Un libro carico di ironia che ribalta i cliché sulla provincia italiana e rivela un esplosivo esordio letterario.
Capalbio, costa dell’Argentario, ben lontani dalle suggestioni turistiche: Davide è un cefalalgico cronico che vive col nipote e la madre, malata di Parkinson e invocante l’eutanasia. Il giorno seguente l’ennesima ubriacatura assieme al prete del paese e al figlio della badante della madre, si sveglia con gravi postumi; mentre tenta di placarli con psicofarmaci e altro alcol, rinviene una nutria spellata e congelata sul pianerottolo, a mo’ di intimidazione. Sulla base di congetture, presagi, coincidenze e suggestioni, Davide opera ricostruzioni ossessive che lo portano, nel corso di una sola giornata sempre più vorticosa, a dubitare di tutte le persone che ha intorno, fino a scoprire la verità – anche su se stesso e sulle sue nevrosi. Il giorno della nutria è un giallo al contrario che ribalta tutti i cliché sulla provincia italiana, un viaggio all’interno dei territori della coscienza ordinaria che svela le deformazioni e aberrazioni della coscienza e del pensiero. Ispirato da Dostoevskij per la profondità psicologica, da Huysmans per la maturità sintattica e l’ampiezza lessicale e da Bolaño per la sensibilità e la capacità affabulatoria,Il giorno della nutria rivela un nuovo, esplosivo esordio letterario.
Andrea Zandomeneghi è nato a Capalbio nel 1983. Scrive sul Foglio e ha diretto la rivista Crapula Club. Questo è il suo primo romanzo.

Chiudiamo lo Zaino con un bellissimo libro, poetico e rivoluzionario, edito dalla casa editrice La Nuova Frontiera, dal titolo “La storia dei miei denti” scritto da Valeria Luiselli.

“Sono il miglior banditore d’asta del mondo, ma non lo sa nessuno perché sono un tipo discreto. Il mio nome è Gustavo Sánchez Sánchez, ma la gente mi chiama, credo affettuosamente, Autostrada. Posso imitare Janis Joplin dopo un paio di rum e cola. So interpretare i biscotti della fortuna cinesi.
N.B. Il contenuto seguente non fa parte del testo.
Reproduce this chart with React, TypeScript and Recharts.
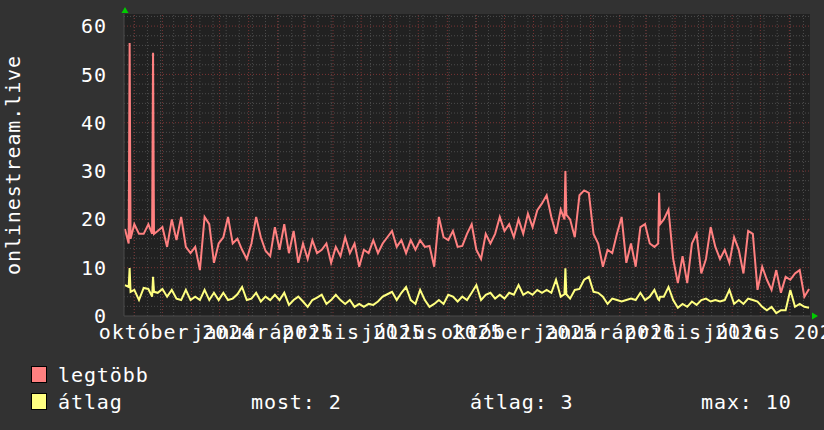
import React from 'react'
import { LineChart, Line, XAxis, YAxis, CartesianGrid, ReferenceLine, Label } from 'recharts'

// rrdtool-style dark graph: daily max and average of onlinestream.live

const FONT = '"DejaVu Sans Mono", monospace'
const DAY = 86400000
const utc = (s: string) => Date.parse(s + 'T00:00:00Z')

// samples every 5 days, starting here
const firstSample = '2024-08-22'
const sampleStepDays = 5

// legtöbb (max)
const maxValues = [
  18, 56.5, 19, 17, 17, 19, 54.5, 17.6, 18.4, 14.3,
  20, 15.7, 20.5, 14.3, 13, 14.3, 9.5, 20.5, 19, 11,
  15, 16.3, 20.5, 15, 16, 13.7, 11.8, 15, 20.5, 16.3,
  13.5, 12.4, 18.4, 13.7, 19, 13, 17.6, 11, 15, 11.8,
  15.7, 13, 13.7, 15, 11, 14.3, 12.4, 16.3, 13, 15,
  10.2, 13.7, 13, 15.7, 13, 15, 16.3, 17.6, 14.3, 15.7,
  13, 15.7, 13.7, 15.7, 14.3, 14.5, 10.2, 20.5, 16.3, 15.7,
  17.6, 14.3, 14.5, 17, 19, 13.7, 11.8, 17, 15, 17,
  20.5, 17.6, 19, 16.3, 20, 17, 21.2, 18.4, 21.9, 23.3,
  25, 20.5, 17, 22, 30, 20, 16.3, 25, 26, 25.5,
  17, 15, 10.2, 13.7, 13, 17, 20.5, 11, 15, 10.2,
  18.4, 19, 15, 14.3, 25.5, 20, 22, 11.8, 6.8, 12.4,
  6.8, 15, 17, 8.8, 11.8, 18.4, 14.3, 11.8, 13.7, 11,
  16.3, 13.7, 8.8, 17.6, 17, 5.4, 10.2, 7.5, 5.4, 9.5,
  4.8, 8.1, 7.5, 8.8, 9.5, 4, 5.6,
]

// átlag (average)
const avgValues = [
  6.4, 9.9, 5.4, 3.3, 5.8, 5.6, 8.1, 4.8, 5.6, 4,
  5.4, 3.6, 3.3, 5.4, 3.3, 4, 3.3, 5.4, 3.3, 4.8,
  3.3, 4.8, 3.3, 3.6, 4.5, 6, 3.3, 3.6, 4.8, 3,
  4, 3.3, 4.4, 3.3, 4.8, 2.3, 3.3, 4, 3, 1.9,
  3.3, 3.8, 4.4, 2.5, 3.3, 4.4, 3.3, 2.5, 3.3, 1.9,
  2.5, 1.9, 2.5, 2.3, 3, 4, 4.5, 5, 3.3, 4.8,
  6, 3.3, 2.5, 5.4, 3.3, 1.9, 2.5, 3.3, 2.5, 4.4,
  4, 3, 4, 3.3, 4.8, 6.4, 3.3, 4.4, 4.8, 3.6,
  4.4, 3.6, 4.8, 4.4, 6.4, 4.4, 5, 4.4, 5.4, 4.8,
  5.4, 4.8, 7.5, 4, 9.9, 3.6, 5.4, 5.6, 7.5, 8.1,
  5, 4.8, 4, 2.5, 3.6, 3.3, 3, 3.3, 3.6, 3.3,
  4.8, 3.3, 4, 5.4, 3.3, 4, 6, 3.3, 1.7, 2.5,
  1.9, 3, 2.3, 3.3, 3.6, 3, 3.3, 3, 3.3, 5.4,
  2.5, 3.3, 2.5, 3.6, 3.3, 3, 1.9, 1.2, 1.9, 0.6,
  1.2, 1.2, 5.4, 1.9, 2.5, 1.9, 1.7,
]

// extra daily samples either side of the one-day spikes (days after firstSample)
const shoulderDays = [4, 6, 29, 31, 469, 471, 569, 571]
const shoulderMax = [15, 16, 17, 17, 20, 21, 15, 19]
const shoulderAvg = [6, 5, 4, 5, 4.5, 4.5, 3.5, 4]

// x labels, centred mid-month like rrdtool does
const tickDates = ['2024-10-16', '2025-01-16', '2025-04-16', '2025-07-16', '2025-10-16', '2026-01-16', '2026-04-16', '2026-07-16']
const tickMonths = ['október', 'január', 'április', 'július', 'október', 'január', 'április', 'július']
const tickYears = ['2024', '2025', '2025', '2025', '2025', '2026', '2026', '2026']

const yTicks = [0, 10, 20, 30, 40, 50, 60]

const domainStart = utc('2024-08-21')
const domainEnd = utc('2026-08-23')

const rows = [
  ...maxValues.map((v, i) => ({
    t: utc(firstSample) + i * sampleStepDays * DAY,
    max: v,
    avg: avgValues[i],
  })),
  ...shoulderDays.map((d, i) => ({
    t: utc(firstSample) + d * DAY,
    max: shoulderMax[i],
    avg: shoulderAvg[i],
  })),
].sort((a, b) => a.t - b.t)

// grid: month starts are major, every second Sunday minor
const monthLines: number[] = []
for (let y = 2024, m = 8; y * 12 + m <= 2026 * 12 + 7; m++) {
  if (m > 11) { m = 0; y++ }
  monthLines.push(Date.UTC(y, m, 1))
}
const minorVLines: number[] = []
for (let t = utc('2024-09-01'); t < domainEnd; t += 14 * DAY) minorVLines.push(t)
const minorHLines: number[] = []
for (let v = 2; v <= 62; v += 2) if (v % 10 !== 0) minorHLines.push(v)

const MINOR = '#4c4c4c'
const MAJOR = '#7a3434'
const textStyle = { fontFamily: FONT, fontSize: 20, letterSpacing: 0.9, fill: '#ffffff' }

const MonthTick = (props: any) => {
  const { x, y, index } = props
  return (
    <text x={x} y={y} dy={15} textAnchor="middle" {...textStyle}>
      {`${tickMonths[index]} ${tickYears[index]}`}
    </text>
  )
}

export default function App() {
  return (
    <div style={{ position: 'relative', width: 824, height: 430, background: '#323232', overflow: 'hidden' }}>
      <style>{'body{margin:0}'}</style>
      <LineChart width={824} height={350} data={rows} margin={{ top: 14, right: 14, bottom: 0, left: 0 }}>
        <CartesianGrid horizontal={false} vertical={false} fill="#212121" stroke="none" />
        {minorHLines.map((v) => (
          <ReferenceLine key={`h${v}`} y={v} stroke={MINOR} strokeDasharray="1 2" />
        ))}
        {minorVLines.map((t) => (
          <ReferenceLine key={`v${t}`} x={t} stroke={MINOR} strokeDasharray="1 2" />
        ))}
        {yTicks.slice(1).map((v) => (
          <ReferenceLine key={`H${v}`} y={v} stroke={MAJOR} strokeDasharray="1 2" />
        ))}
        {monthLines.map((t) => (
          <ReferenceLine key={`V${t}`} x={t} stroke={MAJOR} strokeDasharray="1 2" />
        ))}
        <XAxis
          dataKey="t"
          type="number"
          domain={[domainStart, domainEnd]}
          allowDataOverflow
          ticks={tickDates.map(utc)}
          interval={0}
          tick={<MonthTick />}
          tickLine={false}
          tickSize={0}
          tickMargin={8}
          height={34}
          axisLine={{ stroke: '#4a4a4a' }}
        />
        <YAxis
          type="number"
          domain={[0, 62.5]}
          allowDataOverflow
          ticks={yTicks}
          interval={0}
          width={124}
          tickLine={false}
          tickSize={0}
          tickMargin={17}
          tick={textStyle}
          axisLine={{ stroke: '#4a4a4a' }}
        >
          <Label
            content={() => (
              <text x={19.5} y={165} transform="rotate(-90 19.5 165)" textAnchor="middle" {...textStyle}>
                onlinestream.live
              </text>
            )}
          />
        </YAxis>
        <Line type="linear" dataKey="max" stroke="#ff8080" strokeWidth={2} dot={false} isAnimationActive={false} />
        <Line type="linear" dataKey="avg" stroke="#ffff80" strokeWidth={2} dot={false} isAnimationActive={false} />
      </LineChart>
      <svg width={824} height={430} style={{ position: 'absolute', left: 0, top: 0, pointerEvents: 'none' }}>
        <polygon points="121.5,13 128.5,13 125,7" fill="#00cc00" />
        <polygon points="812,312.5 812,319.5 818,316" fill="#00cc00" />
        <rect x={31.5} y={366.5} width={15} height={16} fill="#ff8080" stroke="#000" />
        <rect x={31.5} y={393.5} width={15} height={16} fill="#ffff80" stroke="#000" />
        <text x={58} y={382} {...textStyle}>legtöbb</text>
        <text x={58} y={409} {...textStyle}>átlag</text>
        <text x={251} y={409} {...textStyle}>most: 2</text>
        <text x={470} y={409} {...textStyle}>átlag: 3</text>
        <text x={701} y={409} {...textStyle}>max: 10</text>
      </svg>
    </div>
  )
}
Riesco a far stare un uovo di gallina dritto sul tavolo, come faceva Cristoforo Colombo. So contare fino a otto in giapponese: ichi, ni, san, shi, ko, loko, sichi, hachi. So fare il morto a galla.”
Pare che l’autrice abbia letto, rimanendone fortemente impressionata un saggio di Virginia Woolf sull’estrazione dei suoi denti avvenuta nel 1922. Da qui l’idea di scrivere questo libro che ha per protagonita Gustavo Sànchez Sànchez, soprannominato con affetto “Autostrada”, un uomo semplice,un tipo discreto ma dalle straordinarie qualità: dopo un paio di rum e cola sa imitare Janis Joplin, riesce a far stare un uovo dritto su un tavolo come Cristoforo Colombo, sa contare fino a otto in giapponese, interpretare i biscotti cinesi della fortuna e fare il morto a galla. Ma è soprattutto il migliore banditore d’aste del mondo. Nella sua folgorante carriera ha inventato la rivoluzionaria “asta allegorica” durante la quale non sono gli oggetti a essere messi in vendita, quanto le storie che gli danno valore e significato.
Con il suo allegro cinismo, tra fortuna e carisma, nel segno della discrezione, d’un fiato racconta la sua vita: dentizione prenatale congenita e relativa patologia del disturbo ossessivo compulsivo verso denti, e poi paternità, incubi visivi alla Rondinone, fino alla fine tra i dinosauri in fibra di vetro dello spartitraffico di Pachuca. In questo libro c’è la sua vita e il suo trattato sui pezzi da collezione, sui nomi propri e sul riciclaggio radicale. Tutto il resto è solo letteratura. Scritto con eleganza, intelligenza e un’esilarante irriverenza La storia dei miei denti ci presenta un’acuta e inconsueta riflessione sul valore, la qualità e la creatività.

Valeria Luiselli è nata a Città del Messico nel 1983 ed è cresciuta in Sudafrica. Scrittrice e saggista, collabora abitualmente con numerose riviste e giornali tra cui: The New York Times, Granta e McSweeney’s. Con La Nuova Frontiera ha pubblicato due romanzi, “Volti nella folla” e “La storia dei miei denti”, una raccolta di saggi, “Carte false”, e il reportage letterario “Dimmi come va a finire”. I suoi libri sono stati tradotti in numerose lingue. Nel 2017 il suo nome è stato inserito nella lista “Bogotà39” che segnala i trentanove migliori autori latinoamericani con meno di quarant’anni.